Robards is virtually sleepwalking throughout most of the film, usually sounding as if he has no understanding of the words he is speaking and often stumbling through them the way some high school freshman might if suddenly told to read Elizabethan blank verse for the first time in his life. In only a few of the later scenes does Robards seem to come half to life. The effect of his exceedingly weak performance is to shift the audience's attention, by default, onto Mark Antony (whom Robards often calls "Mark Anthony")--and Shakespeare's play is almost morphed into a kind of Victory-of-Antony celebration. It is as if, as the old cliché runs, "the tail is wagging the dog." (The only comparable misconstruing of a major Shakespearian tragedy that I can recall was when, in a 1970 "Hallmark Hall of Fame" TV production, Richard Chamberlain played Hamlet as such a pitifully and dangerously out-of-control maniac that the actor Richard Johnson, playing Hamlet's uncle/stepfather as a calm, brave, and rational man, often gained most of the audience's sympathy--and the play almost became "The Tragedy of King Claudius.")

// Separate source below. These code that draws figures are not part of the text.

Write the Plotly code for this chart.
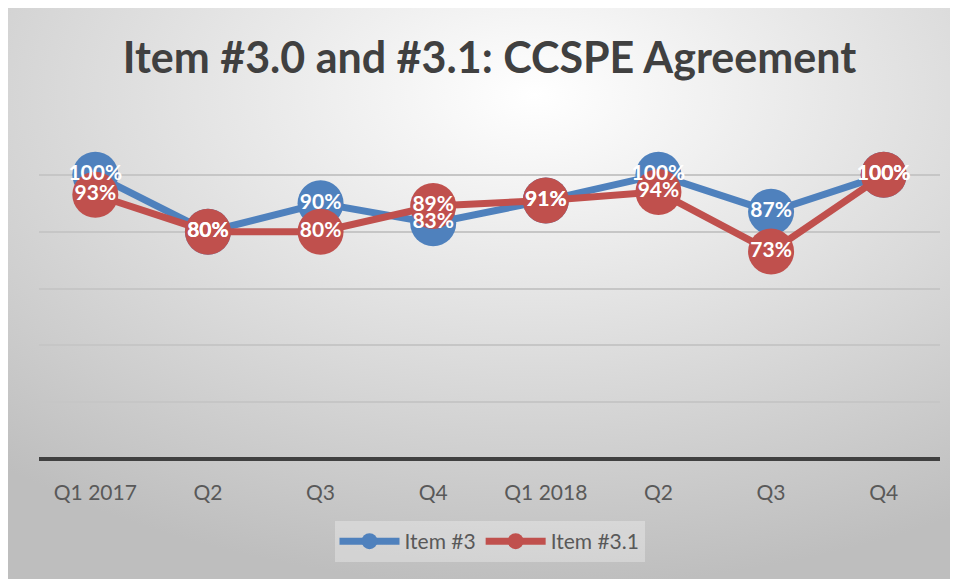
import base64
import plotly.graph_objects as go

categories = ["Q1 2017", "Q2", "Q3", "Q4", "Q1 2018", "Q2", "Q3", "Q4"]
item3 = [100, 80, 90, 83, 91, 100, 87, 100]
item31 = [93, 80, 80, 89, 91, 94, 73, 100]
title_text = "Item #3.0 and #3.1: CCSPE Agreement"

BLUE = "#4F81BD"
RED = "#C0504D"
FONT = "Lato"

x = list(range(len(categories)))

W, H = 958, 579
svg = f"""<svg xmlns='http://www.w3.org/2000/svg' width='{W}' height='{H}' viewBox='0 0 {W} {H}' preserveAspectRatio='none'>
<defs><radialGradient id='g' cx='55%' cy='15%' r='85%' fx='55%' fy='15%'>
<stop offset='0%' stop-color='#ffffff'/><stop offset='100%' stop-color='#bebebe'/></radialGradient></defs>
<rect x='0' y='0' width='{W}' height='{H}' fill='url(#g)'/>
</svg>"""
src = "data:image/svg+xml;base64," + base64.b64encode(svg.encode()).decode()

fig = go.Figure()
fig.add_trace(go.Scatter(x=x, y=item3, mode="lines+markers", name="Item #3",
                         line=dict(color=BLUE, width=7),
                         marker=dict(color=BLUE, size=46)))
fig.add_trace(go.Scatter(x=x, y=item31, mode="lines+markers", name="Item #3.1",
                         line=dict(color=RED, width=7),
                         marker=dict(color=RED, size=46)))
for vals in (item3, item31):
    fig.add_trace(go.Scatter(x=x, y=vals, mode="text", showlegend=False,
                             text=[f"{v}%" for v in vals], textposition="middle center",
                             textfont=dict(family=FONT, size=21, color="white", weight="bold"),
                             hoverinfo="skip"))

L, R, T, B = 31, 26, 110, 128
pw, ph = W - L - R, H - T - B
fig.add_layout_image(dict(source=src, xref="paper", yref="paper",
                          x=-L / pw, y=(H - B) / ph,
                          sizex=W / pw, sizey=H / ph,
                          xanchor="left", yanchor="top", sizing="stretch", layer="below"))

fig.update_layout(
    width=W, height=H,
    margin=dict(l=L, r=R, t=T, b=B),
    paper_bgcolor="#c8c8c8", plot_bgcolor="rgba(0,0,0,0)",
    title=dict(text=title_text, x=0.5, xref="paper", xanchor="center",
               y=1 - 50 / H, yanchor="middle",
               font=dict(family=FONT, size=43, color="#404040", weight="bold")),
    xaxis=dict(tickvals=x, ticktext=categories, range=[-0.5, len(categories) - 0.5],
               showgrid=False, zeroline=False, showline=False,
               ticks="outside", ticklen=15, tickcolor="rgba(0,0,0,0)",
               tickfont=dict(family=FONT, size=21, color="#595959")),
    yaxis=dict(range=[0, 120], dtick=20, showticklabels=False, gridcolor="#c6c6c6",
               gridwidth=1.5, zeroline=True, zerolinecolor="#404040", zerolinewidth=4,
               showline=False),
    legend=dict(orientation="h", x=0.5, xanchor="center", y=(H - B - 513) / ph, yanchor="top",
                bgcolor="rgba(255,255,255,0.3)", font=dict(family=FONT, size=21, color="#595959"),
                itemwidth=60, borderwidth=0),
    showlegend=True,
)
fig.write_html("out.html")
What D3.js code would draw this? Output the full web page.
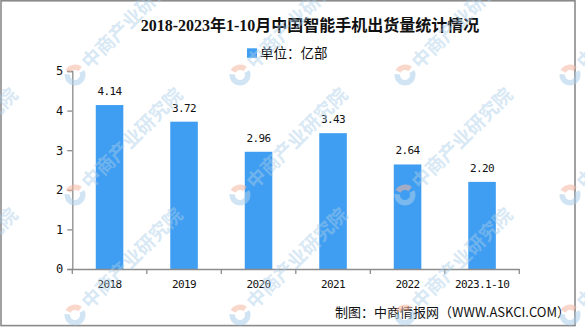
<!DOCTYPE html>
<html>
<head>
<meta charset="utf-8">
<script src="https://cdn.jsdelivr.net/npm/d3@7"></script>
<style>
  html, body { margin: 0; padding: 0; background: #fff; }
  svg { display: block; }
</style>
</head>
<body>
<svg id="chart" width="585" height="327"></svg>
<script>
// Smartphone shipments in China, 2018 to Jan-Oct 2023 (unit: 100 million)
const categories = ["2018", "2019", "2020", "2021", "2022", "2023.1-10"];
const shipments = [4.14, 3.72, 2.96, 3.43, 2.64, 2.20];
const yTicks = [0, 1, 2, 3, 4, 5];
const titleText = "2018-2023年1-10月中国智能手机出货量统计情况";
const legendText = "单位：亿部";
const sourceText = "制图：中商情报网（WWW.ASKCI.COM）";
const watermarkText = "中商产业研究院";

const W = 585, H = 327;
const svg = d3.select("#chart");
const barColor = "#409ef2";
const axisColor = "#8c8c8c";
const cjk = "'Noto Sans CJK SC', 'Noto Sans', sans-serif";
const mono = "'DejaVu Sans Mono', 'Liberation Mono', monospace";

svg.append("rect").attr("width", W).attr("height", H).attr("fill", "#fff");

// plot area
const plot = { left: 72.3, right: 519.3, top: 71, bottom: 269 };

const x = d3.scaleBand().domain(categories).range([plot.left, plot.right]).padding(0);
const y = d3.scaleLinear().domain([0, 5]).range([plot.bottom, plot.top]);
const barW = x.bandwidth() * 0.37;

// title
svg.append("text")
  .attr("x", 310).attr("y", 31)
  .attr("text-anchor", "middle")
  .attr("font-family", "'Liberation Serif', " + cjk)
  .attr("font-weight", "bold")
  .attr("font-size", 16)
  .attr("fill", "#111")
  .text(titleText);

// legend
svg.append("rect")
  .attr("x", 247).attr("y", 48.3).attr("width", 10).attr("height", 9.5)
  .attr("fill", barColor);
svg.append("text")
  .attr("x", 260).attr("y", 58)
  .attr("font-family", cjk)
  .attr("font-size", 13.5)
  .attr("fill", "#111")
  .text(legendText);

// bars
svg.append("g").selectAll("rect")
  .data(categories)
  .join("rect")
  .attr("x", (d) => x(d) + x.bandwidth() / 2 - barW / 2)
  .attr("y", (d, i) => y(shipments[i]))
  .attr("width", barW)
  .attr("height", (d, i) => y(0) - y(shipments[i]))
  .attr("fill", barColor);

// value labels
svg.append("g").selectAll("text")
  .data(categories)
  .join("text")
  .attr("x", (d) => x(d) + x.bandwidth() / 2)
  .attr("y", (d, i) => y(shipments[i]) - 10)
  .attr("text-anchor", "middle")
  .attr("font-family", mono)
  .attr("font-size", 11)
  .attr("letter-spacing", -0.6)
  .attr("fill", "#111")
  .text((d, i) => shipments[i].toFixed(2));

// y axis
const yAxis = svg.append("g")
  .attr("transform", `translate(${plot.left},0)`)
  .call(d3.axisLeft(y).tickValues(yTicks).tickSize(5).tickPadding(4).tickFormat(d3.format("d")));
yAxis.select(".domain").attr("stroke", axisColor).attr("stroke-width", 1.3);
yAxis.selectAll(".tick line").attr("stroke", axisColor).attr("stroke-width", 1.3);
yAxis.selectAll(".tick text")
  .attr("font-family", mono).attr("font-size", 12).attr("fill", "#111");

// x axis: baseline with ticks on category boundaries
const xAxis = svg.append("g")
  .attr("transform", `translate(0,${plot.bottom})`)
  .call(d3.axisBottom(x).tickSize(0).tickPadding(11));
xAxis.select(".domain").attr("stroke", axisColor).attr("stroke-width", 1.3);
xAxis.selectAll(".tick text")
  .attr("font-family", mono).attr("font-size", 11).attr("letter-spacing", -0.6).attr("fill", "#111");
const bounds = categories.map((c) => x(c)).concat([x.range()[1]]);
xAxis.selectAll("line.sep")
  .data(bounds)
  .join("line")
  .attr("class", "sep")
  .attr("x1", (d) => d).attr("x2", (d) => d)
  .attr("y1", 0).attr("y2", 5)
  .attr("stroke", axisColor).attr("stroke-width", 1.3);

// source note
svg.append("text")
  .attr("x", 570).attr("y", 317)
  .attr("text-anchor", "end")
  .attr("font-family", cjk)
  .attr("font-size", 13)
  .attr("fill", "#111")
  .text(sourceText);

// frame
svg.append("rect")
  .attr("x", 1).attr("y", 0.8).attr("width", 574).attr("height", 324.8)
  .attr("fill", "none").attr("stroke", "#8a8a8a").attr("stroke-width", 1.6);

// repeating watermark
const wmCols = [-90, 75, 240, 405, 570];
const wmRows = [75, 195, 315];
const wm = svg.append("g").attr("pointer-events", "none");
wmRows.forEach((ry) => {
  wmCols.forEach((cx) => {
    const g = wm.append("g").attr("transform", `translate(${cx},${ry}) rotate(-45)`);
    const arc = d3.arc().innerRadius(5).outerRadius(10.5);
    g.append("path")
      .attr("d", arc({ startAngle: -0.3, endAngle: 1.5 }))
      .attr("fill", "#f6b7a0").attr("opacity", 0.55);
    g.append("path")
      .attr("d", arc({ startAngle: 1.9, endAngle: 5.6 }))
      .attr("fill", "#a9cde9").attr("opacity", 0.55);
    g.append("text")
      .attr("x", 14).attr("y", 7)
      .attr("font-family", cjk)
      .attr("font-weight", "bold")
      .attr("font-size", 19)
      .attr("fill", "#a9cde9")
      .attr("opacity", 0.45)
      .text(watermarkText);
  });
});
</script>
</body>
</html>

It appears that once this film was completed, Republic Entertainment's marketing division decided to focus primarily on Heston as Mark Antony, reinforcing the impression that Robards' Brutus is indeed a subordinate character. Posters and virtually every box containing videos and DVDs of this production feature pictures of either Heston's face alone or Heston's face four times larger than the faces of Robards, Guelgud, Chamberlain, and Diana Rigg--as well as giving Heston's name top billing.
I titled my review "Chiefly Useful to Would-Be Actors" because I believe that some novice actors might learn how to speak Shakespeare's lines properly by hearing how NOT to do so from Robards' terrible example. Except for diehard fans of Heston, Richard Chamberlain, Diana Rigg, etc., most other viewers would do far better buying/renting Joseph L. Mankiewicz's much better 1953 film of JULIUS CAESAR--which also has Guelgud as Caesar, and has Marlon Brando as Antony and James Mason as Brutus.